[Written task]: Search the listing below for "with". Copy each matching line.

(Rows from a dataset of charts and code)
★ ★ ★ ★

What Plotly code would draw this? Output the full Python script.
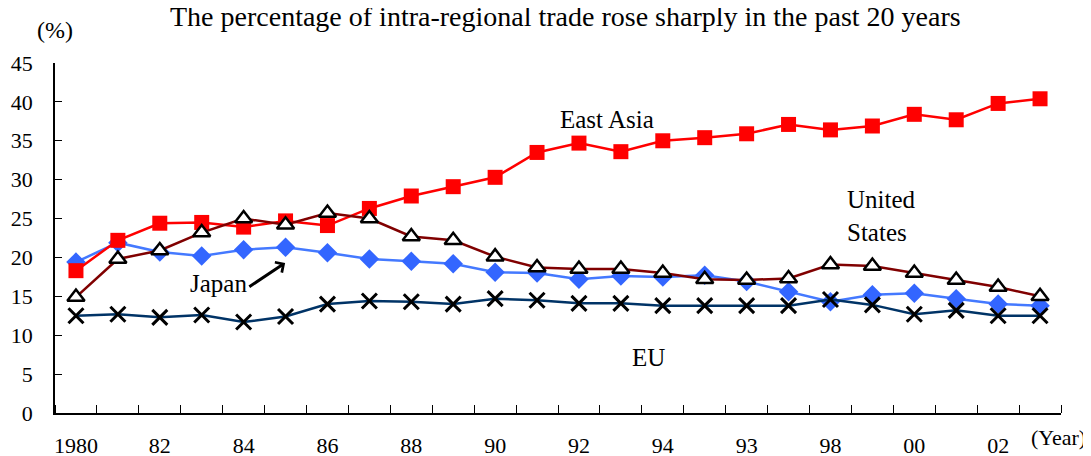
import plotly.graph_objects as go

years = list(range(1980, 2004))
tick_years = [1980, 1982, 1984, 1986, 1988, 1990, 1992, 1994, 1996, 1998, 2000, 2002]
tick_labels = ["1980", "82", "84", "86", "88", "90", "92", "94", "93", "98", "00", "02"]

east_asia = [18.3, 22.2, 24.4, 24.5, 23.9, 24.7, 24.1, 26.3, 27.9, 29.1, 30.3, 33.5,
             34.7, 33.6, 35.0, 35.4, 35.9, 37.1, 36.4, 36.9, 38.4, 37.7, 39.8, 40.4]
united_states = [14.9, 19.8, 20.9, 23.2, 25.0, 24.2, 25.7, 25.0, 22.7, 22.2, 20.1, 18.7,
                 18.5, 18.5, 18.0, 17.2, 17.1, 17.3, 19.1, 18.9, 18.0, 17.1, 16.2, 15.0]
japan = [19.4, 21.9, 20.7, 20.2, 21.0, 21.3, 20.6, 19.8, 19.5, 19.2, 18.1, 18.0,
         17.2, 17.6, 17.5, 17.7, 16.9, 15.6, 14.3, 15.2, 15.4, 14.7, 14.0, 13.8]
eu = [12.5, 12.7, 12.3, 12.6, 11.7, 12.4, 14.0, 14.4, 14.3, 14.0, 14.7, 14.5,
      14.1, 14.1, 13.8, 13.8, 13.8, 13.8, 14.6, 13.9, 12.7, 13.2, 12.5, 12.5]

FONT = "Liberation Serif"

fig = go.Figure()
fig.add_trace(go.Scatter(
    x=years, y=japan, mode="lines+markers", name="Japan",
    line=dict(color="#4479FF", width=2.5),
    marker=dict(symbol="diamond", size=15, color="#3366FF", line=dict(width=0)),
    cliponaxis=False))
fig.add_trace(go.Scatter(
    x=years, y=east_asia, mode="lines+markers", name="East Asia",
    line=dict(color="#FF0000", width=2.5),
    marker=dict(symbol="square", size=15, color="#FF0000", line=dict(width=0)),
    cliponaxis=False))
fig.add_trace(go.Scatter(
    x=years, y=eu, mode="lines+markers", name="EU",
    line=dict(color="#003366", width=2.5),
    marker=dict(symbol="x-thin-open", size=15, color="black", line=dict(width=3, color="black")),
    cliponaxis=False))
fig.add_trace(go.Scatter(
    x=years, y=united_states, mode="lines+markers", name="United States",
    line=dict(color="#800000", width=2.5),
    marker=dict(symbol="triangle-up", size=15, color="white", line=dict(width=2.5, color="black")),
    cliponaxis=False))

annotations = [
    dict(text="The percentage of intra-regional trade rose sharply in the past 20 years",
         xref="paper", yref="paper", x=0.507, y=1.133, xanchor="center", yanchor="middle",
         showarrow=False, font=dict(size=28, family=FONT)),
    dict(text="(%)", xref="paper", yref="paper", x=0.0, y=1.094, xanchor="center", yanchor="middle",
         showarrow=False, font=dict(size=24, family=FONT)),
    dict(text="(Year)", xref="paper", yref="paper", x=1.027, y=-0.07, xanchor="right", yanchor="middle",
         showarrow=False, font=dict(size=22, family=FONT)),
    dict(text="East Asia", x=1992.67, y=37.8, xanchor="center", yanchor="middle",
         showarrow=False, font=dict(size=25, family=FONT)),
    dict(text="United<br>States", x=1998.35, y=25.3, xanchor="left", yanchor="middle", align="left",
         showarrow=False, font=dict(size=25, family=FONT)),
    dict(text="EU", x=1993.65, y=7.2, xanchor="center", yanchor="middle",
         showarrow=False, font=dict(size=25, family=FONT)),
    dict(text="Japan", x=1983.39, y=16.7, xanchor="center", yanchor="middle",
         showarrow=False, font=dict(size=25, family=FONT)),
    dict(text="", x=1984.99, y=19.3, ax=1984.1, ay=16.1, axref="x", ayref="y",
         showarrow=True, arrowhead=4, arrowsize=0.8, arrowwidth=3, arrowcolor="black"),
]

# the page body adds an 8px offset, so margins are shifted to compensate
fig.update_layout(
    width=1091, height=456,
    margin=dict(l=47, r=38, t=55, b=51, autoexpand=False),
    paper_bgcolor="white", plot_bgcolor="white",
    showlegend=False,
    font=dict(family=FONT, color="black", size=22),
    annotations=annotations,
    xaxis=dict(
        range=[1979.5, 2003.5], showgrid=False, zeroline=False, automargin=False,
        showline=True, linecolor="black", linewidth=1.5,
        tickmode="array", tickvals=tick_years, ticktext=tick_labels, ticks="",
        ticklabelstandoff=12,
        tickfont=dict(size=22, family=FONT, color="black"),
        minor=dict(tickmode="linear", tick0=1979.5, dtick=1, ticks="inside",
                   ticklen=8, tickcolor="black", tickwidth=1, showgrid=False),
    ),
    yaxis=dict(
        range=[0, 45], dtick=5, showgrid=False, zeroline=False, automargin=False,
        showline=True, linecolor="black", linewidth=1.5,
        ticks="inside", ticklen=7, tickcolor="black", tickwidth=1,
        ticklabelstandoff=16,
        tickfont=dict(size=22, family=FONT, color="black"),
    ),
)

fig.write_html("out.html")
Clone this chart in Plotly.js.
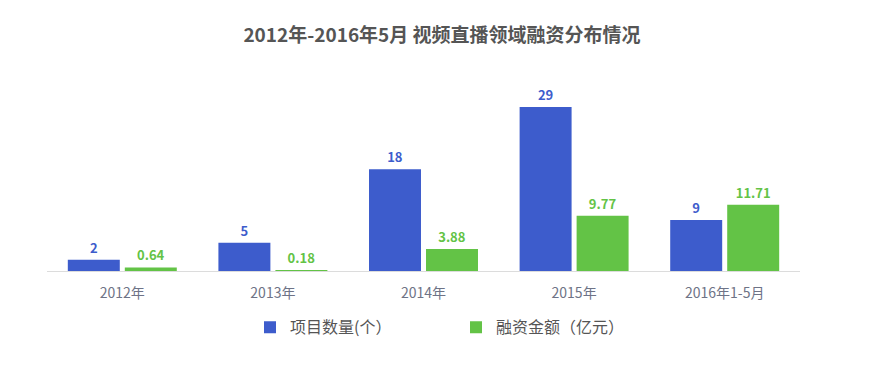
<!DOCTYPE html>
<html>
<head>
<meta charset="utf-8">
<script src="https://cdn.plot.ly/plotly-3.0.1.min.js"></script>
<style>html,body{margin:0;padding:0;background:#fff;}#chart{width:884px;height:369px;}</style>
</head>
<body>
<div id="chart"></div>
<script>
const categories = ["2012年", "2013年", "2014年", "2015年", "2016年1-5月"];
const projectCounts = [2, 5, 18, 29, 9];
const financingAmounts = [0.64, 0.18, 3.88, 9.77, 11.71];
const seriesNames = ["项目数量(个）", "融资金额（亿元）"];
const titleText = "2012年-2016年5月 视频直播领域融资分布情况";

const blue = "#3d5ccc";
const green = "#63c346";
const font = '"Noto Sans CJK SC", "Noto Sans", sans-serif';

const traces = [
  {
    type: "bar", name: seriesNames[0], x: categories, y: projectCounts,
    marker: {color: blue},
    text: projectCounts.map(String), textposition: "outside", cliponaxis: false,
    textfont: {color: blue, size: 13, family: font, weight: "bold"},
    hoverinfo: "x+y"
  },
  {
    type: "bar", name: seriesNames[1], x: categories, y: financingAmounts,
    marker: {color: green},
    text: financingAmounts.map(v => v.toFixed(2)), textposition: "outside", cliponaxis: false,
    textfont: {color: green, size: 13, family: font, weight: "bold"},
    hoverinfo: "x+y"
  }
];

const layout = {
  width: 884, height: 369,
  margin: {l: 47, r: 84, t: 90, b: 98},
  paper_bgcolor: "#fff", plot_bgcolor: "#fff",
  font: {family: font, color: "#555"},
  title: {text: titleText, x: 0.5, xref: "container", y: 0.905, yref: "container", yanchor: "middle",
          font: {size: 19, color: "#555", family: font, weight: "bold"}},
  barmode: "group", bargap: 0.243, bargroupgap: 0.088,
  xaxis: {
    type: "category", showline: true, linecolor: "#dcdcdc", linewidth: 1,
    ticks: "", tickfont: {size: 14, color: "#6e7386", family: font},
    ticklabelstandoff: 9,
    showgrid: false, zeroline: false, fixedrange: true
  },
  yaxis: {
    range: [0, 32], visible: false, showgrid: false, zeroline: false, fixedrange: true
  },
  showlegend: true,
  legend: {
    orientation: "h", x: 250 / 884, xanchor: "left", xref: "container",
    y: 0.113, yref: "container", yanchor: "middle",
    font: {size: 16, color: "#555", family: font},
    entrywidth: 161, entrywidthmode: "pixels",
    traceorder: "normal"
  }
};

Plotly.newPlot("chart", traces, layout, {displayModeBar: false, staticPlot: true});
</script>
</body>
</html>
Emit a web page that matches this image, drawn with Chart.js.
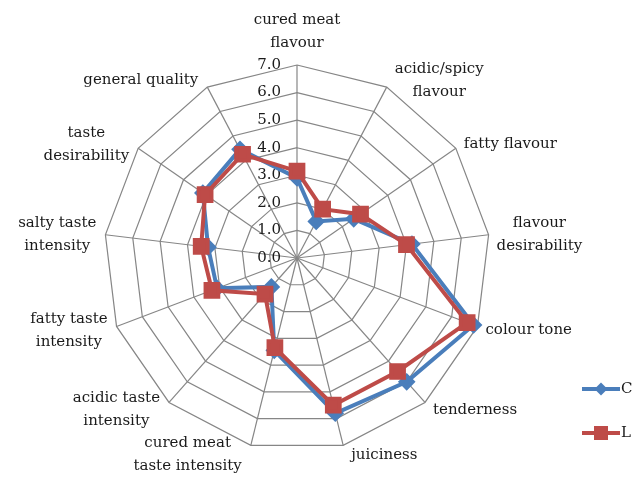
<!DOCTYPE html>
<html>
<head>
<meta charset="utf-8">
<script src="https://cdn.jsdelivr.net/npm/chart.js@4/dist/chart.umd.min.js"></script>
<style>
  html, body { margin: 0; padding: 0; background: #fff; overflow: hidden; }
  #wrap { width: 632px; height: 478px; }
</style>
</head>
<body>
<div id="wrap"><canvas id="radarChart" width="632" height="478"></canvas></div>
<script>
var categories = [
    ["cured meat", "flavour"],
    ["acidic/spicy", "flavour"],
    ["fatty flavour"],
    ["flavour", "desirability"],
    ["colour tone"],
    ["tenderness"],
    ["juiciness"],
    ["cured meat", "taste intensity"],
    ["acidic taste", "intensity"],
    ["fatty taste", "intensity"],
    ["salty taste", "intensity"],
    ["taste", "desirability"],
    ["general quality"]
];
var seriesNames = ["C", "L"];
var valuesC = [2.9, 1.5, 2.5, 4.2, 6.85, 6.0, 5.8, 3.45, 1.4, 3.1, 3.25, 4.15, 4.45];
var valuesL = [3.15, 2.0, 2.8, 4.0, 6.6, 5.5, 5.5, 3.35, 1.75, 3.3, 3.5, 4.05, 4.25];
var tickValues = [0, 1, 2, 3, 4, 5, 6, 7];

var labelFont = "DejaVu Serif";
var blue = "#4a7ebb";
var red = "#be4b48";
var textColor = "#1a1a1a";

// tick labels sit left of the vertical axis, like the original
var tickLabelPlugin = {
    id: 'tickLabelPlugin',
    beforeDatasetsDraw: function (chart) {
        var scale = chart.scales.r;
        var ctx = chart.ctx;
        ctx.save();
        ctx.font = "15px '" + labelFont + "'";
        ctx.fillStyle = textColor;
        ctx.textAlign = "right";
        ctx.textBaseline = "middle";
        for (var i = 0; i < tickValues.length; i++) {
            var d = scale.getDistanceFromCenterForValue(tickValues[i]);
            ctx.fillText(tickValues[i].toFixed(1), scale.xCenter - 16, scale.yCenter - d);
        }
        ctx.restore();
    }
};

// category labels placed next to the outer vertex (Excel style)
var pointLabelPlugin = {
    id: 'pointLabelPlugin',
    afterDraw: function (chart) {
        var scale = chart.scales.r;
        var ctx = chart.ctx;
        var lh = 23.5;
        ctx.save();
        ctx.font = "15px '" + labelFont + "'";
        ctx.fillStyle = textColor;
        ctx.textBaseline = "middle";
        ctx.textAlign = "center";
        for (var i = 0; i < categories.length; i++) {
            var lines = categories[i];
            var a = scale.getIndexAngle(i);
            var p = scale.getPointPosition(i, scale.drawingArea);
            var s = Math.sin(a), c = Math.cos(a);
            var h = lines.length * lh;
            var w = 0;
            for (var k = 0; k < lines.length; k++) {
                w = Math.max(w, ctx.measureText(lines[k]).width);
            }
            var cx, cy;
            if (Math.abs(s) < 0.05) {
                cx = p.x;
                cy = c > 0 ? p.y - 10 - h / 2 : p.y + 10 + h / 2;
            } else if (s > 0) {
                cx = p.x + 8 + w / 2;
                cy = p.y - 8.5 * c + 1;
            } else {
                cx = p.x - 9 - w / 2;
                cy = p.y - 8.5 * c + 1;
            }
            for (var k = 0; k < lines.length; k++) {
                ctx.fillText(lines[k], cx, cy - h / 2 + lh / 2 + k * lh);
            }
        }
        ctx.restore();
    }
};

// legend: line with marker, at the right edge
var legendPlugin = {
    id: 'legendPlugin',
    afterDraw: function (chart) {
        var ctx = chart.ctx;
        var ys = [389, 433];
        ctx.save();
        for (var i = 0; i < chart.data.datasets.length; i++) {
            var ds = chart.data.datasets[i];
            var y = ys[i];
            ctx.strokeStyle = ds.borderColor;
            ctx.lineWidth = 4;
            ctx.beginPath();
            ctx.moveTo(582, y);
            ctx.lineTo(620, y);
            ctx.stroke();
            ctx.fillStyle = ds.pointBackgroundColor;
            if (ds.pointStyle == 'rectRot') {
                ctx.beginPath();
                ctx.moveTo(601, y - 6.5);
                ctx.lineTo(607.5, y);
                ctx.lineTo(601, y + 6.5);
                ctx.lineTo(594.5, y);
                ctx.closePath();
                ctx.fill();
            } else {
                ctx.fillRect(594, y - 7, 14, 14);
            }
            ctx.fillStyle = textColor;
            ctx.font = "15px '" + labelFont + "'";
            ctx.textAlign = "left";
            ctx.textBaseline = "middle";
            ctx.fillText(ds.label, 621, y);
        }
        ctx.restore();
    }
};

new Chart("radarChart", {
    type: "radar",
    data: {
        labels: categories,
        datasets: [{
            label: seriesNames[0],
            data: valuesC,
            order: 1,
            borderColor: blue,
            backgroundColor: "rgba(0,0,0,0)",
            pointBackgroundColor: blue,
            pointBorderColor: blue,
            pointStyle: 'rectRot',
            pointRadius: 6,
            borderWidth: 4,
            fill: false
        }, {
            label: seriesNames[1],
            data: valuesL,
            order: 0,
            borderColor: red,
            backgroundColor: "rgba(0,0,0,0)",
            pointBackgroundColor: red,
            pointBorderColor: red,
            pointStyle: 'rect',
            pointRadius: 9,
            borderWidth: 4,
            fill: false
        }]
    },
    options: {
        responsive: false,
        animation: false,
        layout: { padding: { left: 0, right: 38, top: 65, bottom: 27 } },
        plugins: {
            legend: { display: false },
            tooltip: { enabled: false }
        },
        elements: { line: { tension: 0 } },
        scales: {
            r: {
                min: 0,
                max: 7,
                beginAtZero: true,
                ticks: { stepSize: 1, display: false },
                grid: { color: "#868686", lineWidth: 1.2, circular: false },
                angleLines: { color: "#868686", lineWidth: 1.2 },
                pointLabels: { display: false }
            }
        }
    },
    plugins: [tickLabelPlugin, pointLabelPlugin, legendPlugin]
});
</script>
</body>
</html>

★ ★ ★ ★

[Output of the task]:
Emit a web page that matches this image, drawn with Chart.js.
// legend: line with marker, at the right edge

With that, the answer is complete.